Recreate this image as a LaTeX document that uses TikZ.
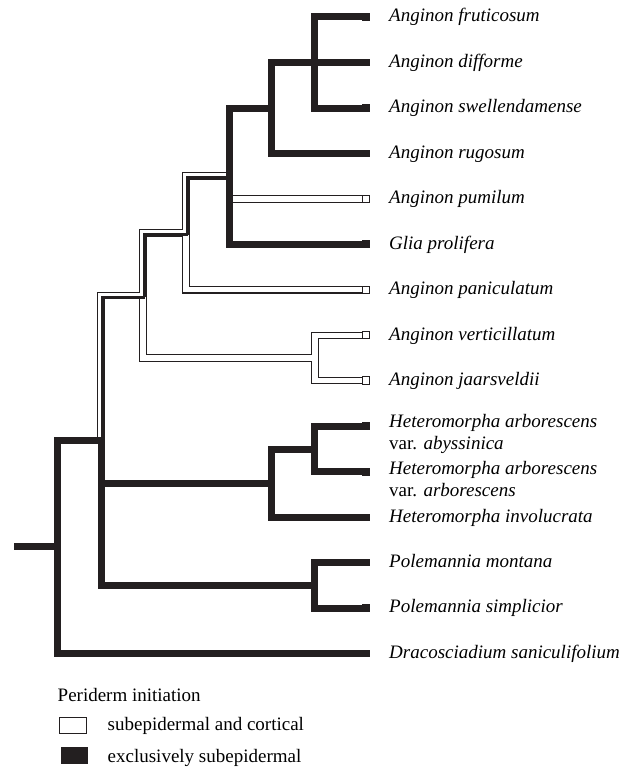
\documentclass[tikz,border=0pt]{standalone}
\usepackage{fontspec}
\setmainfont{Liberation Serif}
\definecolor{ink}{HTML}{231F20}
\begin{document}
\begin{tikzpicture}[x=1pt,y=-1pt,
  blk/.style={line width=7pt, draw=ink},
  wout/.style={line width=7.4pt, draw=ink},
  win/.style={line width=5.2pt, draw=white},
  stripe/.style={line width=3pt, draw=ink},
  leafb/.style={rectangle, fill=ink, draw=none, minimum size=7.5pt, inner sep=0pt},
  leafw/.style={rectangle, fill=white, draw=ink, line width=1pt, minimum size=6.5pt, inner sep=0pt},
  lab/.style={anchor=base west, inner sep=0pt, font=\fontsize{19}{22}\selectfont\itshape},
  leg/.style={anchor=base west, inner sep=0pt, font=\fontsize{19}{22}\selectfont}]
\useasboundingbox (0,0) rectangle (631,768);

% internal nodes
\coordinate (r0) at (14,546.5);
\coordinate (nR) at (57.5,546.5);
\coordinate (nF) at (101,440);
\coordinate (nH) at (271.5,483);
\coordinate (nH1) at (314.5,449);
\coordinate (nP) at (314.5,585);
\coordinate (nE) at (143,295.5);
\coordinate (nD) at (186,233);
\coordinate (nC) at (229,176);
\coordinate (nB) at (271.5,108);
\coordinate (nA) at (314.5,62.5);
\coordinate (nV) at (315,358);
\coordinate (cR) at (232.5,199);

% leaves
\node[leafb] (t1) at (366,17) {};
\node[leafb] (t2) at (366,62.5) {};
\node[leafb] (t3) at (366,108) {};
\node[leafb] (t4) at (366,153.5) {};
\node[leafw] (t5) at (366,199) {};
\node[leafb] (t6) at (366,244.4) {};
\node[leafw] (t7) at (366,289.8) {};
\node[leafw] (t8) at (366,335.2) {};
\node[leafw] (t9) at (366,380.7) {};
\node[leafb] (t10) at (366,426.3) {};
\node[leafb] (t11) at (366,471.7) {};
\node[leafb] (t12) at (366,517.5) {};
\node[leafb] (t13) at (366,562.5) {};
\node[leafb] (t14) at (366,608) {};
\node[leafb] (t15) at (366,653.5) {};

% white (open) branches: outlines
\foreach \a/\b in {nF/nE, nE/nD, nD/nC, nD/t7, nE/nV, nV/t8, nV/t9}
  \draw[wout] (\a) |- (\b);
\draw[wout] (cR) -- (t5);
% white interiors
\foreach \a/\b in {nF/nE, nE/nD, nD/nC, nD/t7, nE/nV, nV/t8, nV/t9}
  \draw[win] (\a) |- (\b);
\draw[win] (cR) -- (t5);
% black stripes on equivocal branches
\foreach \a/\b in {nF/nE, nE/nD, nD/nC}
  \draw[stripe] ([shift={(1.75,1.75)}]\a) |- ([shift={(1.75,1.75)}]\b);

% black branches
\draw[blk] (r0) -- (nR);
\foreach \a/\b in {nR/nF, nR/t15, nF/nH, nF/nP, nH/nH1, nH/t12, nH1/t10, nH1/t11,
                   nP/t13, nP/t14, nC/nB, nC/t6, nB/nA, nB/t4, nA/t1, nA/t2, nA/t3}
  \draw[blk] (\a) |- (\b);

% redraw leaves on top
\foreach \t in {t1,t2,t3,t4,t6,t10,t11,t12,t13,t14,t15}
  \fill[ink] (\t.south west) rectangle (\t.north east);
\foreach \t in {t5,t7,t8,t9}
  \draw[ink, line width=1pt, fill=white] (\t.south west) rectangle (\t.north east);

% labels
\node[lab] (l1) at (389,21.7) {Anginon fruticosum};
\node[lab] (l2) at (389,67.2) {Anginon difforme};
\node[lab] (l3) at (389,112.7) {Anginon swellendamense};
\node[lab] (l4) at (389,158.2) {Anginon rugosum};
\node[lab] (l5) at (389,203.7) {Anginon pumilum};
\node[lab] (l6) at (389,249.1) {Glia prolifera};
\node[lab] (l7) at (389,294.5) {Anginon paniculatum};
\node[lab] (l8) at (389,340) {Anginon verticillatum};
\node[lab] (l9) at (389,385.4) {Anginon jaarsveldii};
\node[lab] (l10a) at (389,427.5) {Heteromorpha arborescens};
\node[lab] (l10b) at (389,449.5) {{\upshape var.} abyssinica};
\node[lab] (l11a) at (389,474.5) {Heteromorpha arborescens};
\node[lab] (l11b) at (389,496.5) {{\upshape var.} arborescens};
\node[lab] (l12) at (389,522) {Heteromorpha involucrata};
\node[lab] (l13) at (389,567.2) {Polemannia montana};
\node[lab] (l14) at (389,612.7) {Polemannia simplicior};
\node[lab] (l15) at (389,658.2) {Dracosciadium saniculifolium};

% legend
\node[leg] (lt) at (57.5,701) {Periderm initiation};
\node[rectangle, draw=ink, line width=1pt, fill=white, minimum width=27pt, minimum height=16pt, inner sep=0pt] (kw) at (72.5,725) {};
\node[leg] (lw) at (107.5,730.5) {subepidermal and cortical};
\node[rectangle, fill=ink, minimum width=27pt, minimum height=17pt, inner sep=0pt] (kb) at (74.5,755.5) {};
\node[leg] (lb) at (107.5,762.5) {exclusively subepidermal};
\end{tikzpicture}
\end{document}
──────────────────────────────
SET PROBLEM. Pictures excluded, repeat exactly the lines from the top of the material through the line with "(t15) at (366,653.5)", including both of those lines.

RESPONSE.
Recreate this image as a LaTeX document that uses TikZ.
\documentclass[tikz,border=0pt]{standalone}
\usepackage{fontspec}
\setmainfont{Liberation Serif}
\definecolor{ink}{HTML}{231F20}
\begin{document}
\begin{tikzpicture}[x=1pt,y=-1pt,
  blk/.style={line width=7pt, draw=ink},
  wout/.style={line width=7.4pt, draw=ink},
  win/.style={line width=5.2pt, draw=white},
  stripe/.style={line width=3pt, draw=ink},
  leafb/.style={rectangle, fill=ink, draw=none, minimum size=7.5pt, inner sep=0pt},
  leafw/.style={rectangle, fill=white, draw=ink, line width=1pt, minimum size=6.5pt, inner sep=0pt},
  lab/.style={anchor=base west, inner sep=0pt, font=\fontsize{19}{22}\selectfont\itshape},
  leg/.style={anchor=base west, inner sep=0pt, font=\fontsize{19}{22}\selectfont}]
\useasboundingbox (0,0) rectangle (631,768);

% internal nodes
\coordinate (r0) at (14,546.5);
\coordinate (nR) at (57.5,546.5);
\coordinate (nF) at (101,440);
\coordinate (nH) at (271.5,483);
\coordinate (nH1) at (314.5,449);
\coordinate (nP) at (314.5,585);
\coordinate (nE) at (143,295.5);
\coordinate (nD) at (186,233);
\coordinate (nC) at (229,176);
\coordinate (nB) at (271.5,108);
\coordinate (nA) at (314.5,62.5);
\coordinate (nV) at (315,358);
\coordinate (cR) at (232.5,199);

% leaves
\node[leafb] (t1) at (366,17) {};
\node[leafb] (t2) at (366,62.5) {};
\node[leafb] (t3) at (366,108) {};
\node[leafb] (t4) at (366,153.5) {};
\node[leafw] (t5) at (366,199) {};
\node[leafb] (t6) at (366,244.4) {};
\node[leafw] (t7) at (366,289.8) {};
\node[leafw] (t8) at (366,335.2) {};
\node[leafw] (t9) at (366,380.7) {};
\node[leafb] (t10) at (366,426.3) {};
\node[leafb] (t11) at (366,471.7) {};
\node[leafb] (t12) at (366,517.5) {};
\node[leafb] (t13) at (366,562.5) {};
\node[leafb] (t14) at (366,608) {};
\node[leafb] (t15) at (366,653.5) {};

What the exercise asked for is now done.